- For the first time in more than a decade, women this year made up the majority of applicants to medical schools, and for the second-straight year they comprised more than half of new enrollees, according to new data from the Association of American Medical Colleges (AAMC).
- The number of black applicants and enrollees rose by 4% and 4.6%, respectively, year over year. Notably, the number of black male enrollees increased by 7.3% for the period after several years of minimal growth or declines.
- AAMC projects a shortage of as many as 121,300 physicians by 2030, though it notes the number of medical school applicants has increased by 57% and the number enrolled by more than 31% since 2002. It also reported 26 medical schools have opened in the last decade.
AAMC's report comes as the number of women attending college is on the rise, but they tend to borrow more than men and make less after graduation, according to an August 2018 report from The Chronicle of Higher Education. Women with a bachelor's degree, on average, made roughly $42,000 per year while male graduates made just over $62,000. The report suggested that to earn an equivalent salary to a man, a woman must obtain one degree beyond what he has.
Women with a doctorate in life sciences fields made around $72,000 annually in their first job post-graduation while men made about $6,000 more, according to The Chronicle. The disparity was similar in other STEM careers.
The growing number of female med school applicants and enrollees is significant for other reasons, too. A study published recently in the Journal of Hospital Medicine shed light on the experiences of women in medicine, who tend to enter the field at a time when many are also inclined to start a family. Although nearly half (47%) of practitioners in hospital medicine are women, the report noted that many women say they have trouble getting parental leave and appropriate accommodations to breastfeed at work.
The University of Maryland School of Medicine recently announced it will take significant steps to improve gender diversity. It will appoint at least six women to leadership positions, including chief operating officer, senior associate dean for medical student education and associate dean for medical student admissions.
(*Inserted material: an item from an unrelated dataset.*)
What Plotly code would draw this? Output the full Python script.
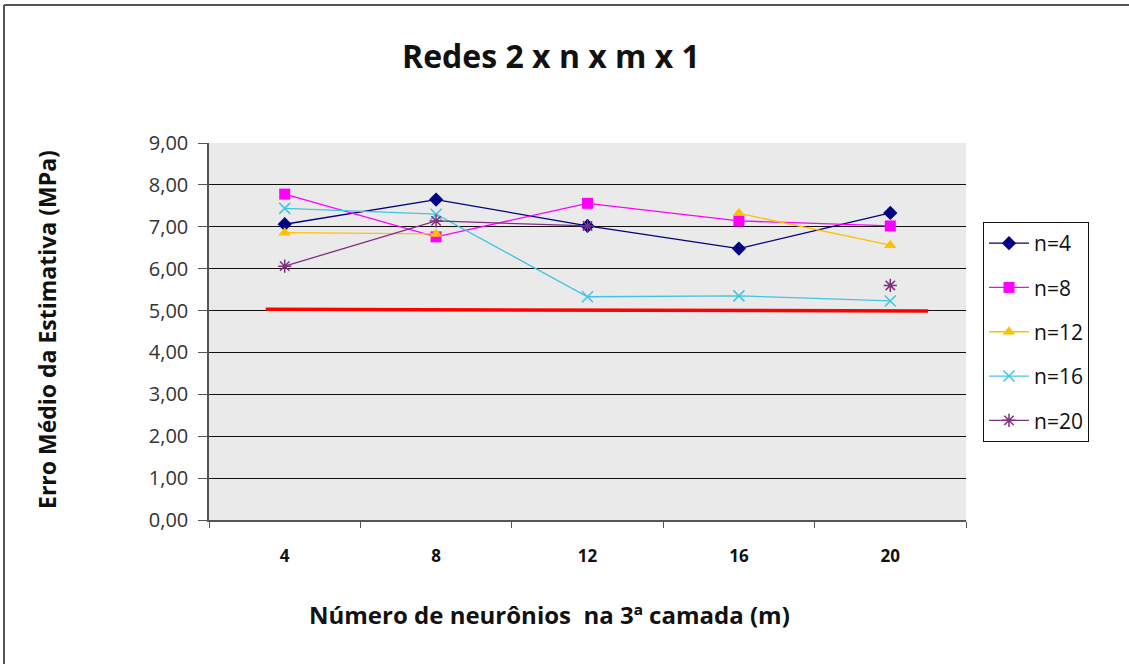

It also created a Dean's Advisory Committee on Cultural Transformation to asses progress on these efforts and a senior-level position to oversee initiatives related to improving the school's culture.
The announcement follows a lawsuit filed by a former staff member against the University of Maryland, Baltimore, and its School of Medicine. It claims officials failed to act in response to her complaint that she was sexually harassed by a surgeon at the University of Maryland Medical Center who is also a professor at the School of Medicine.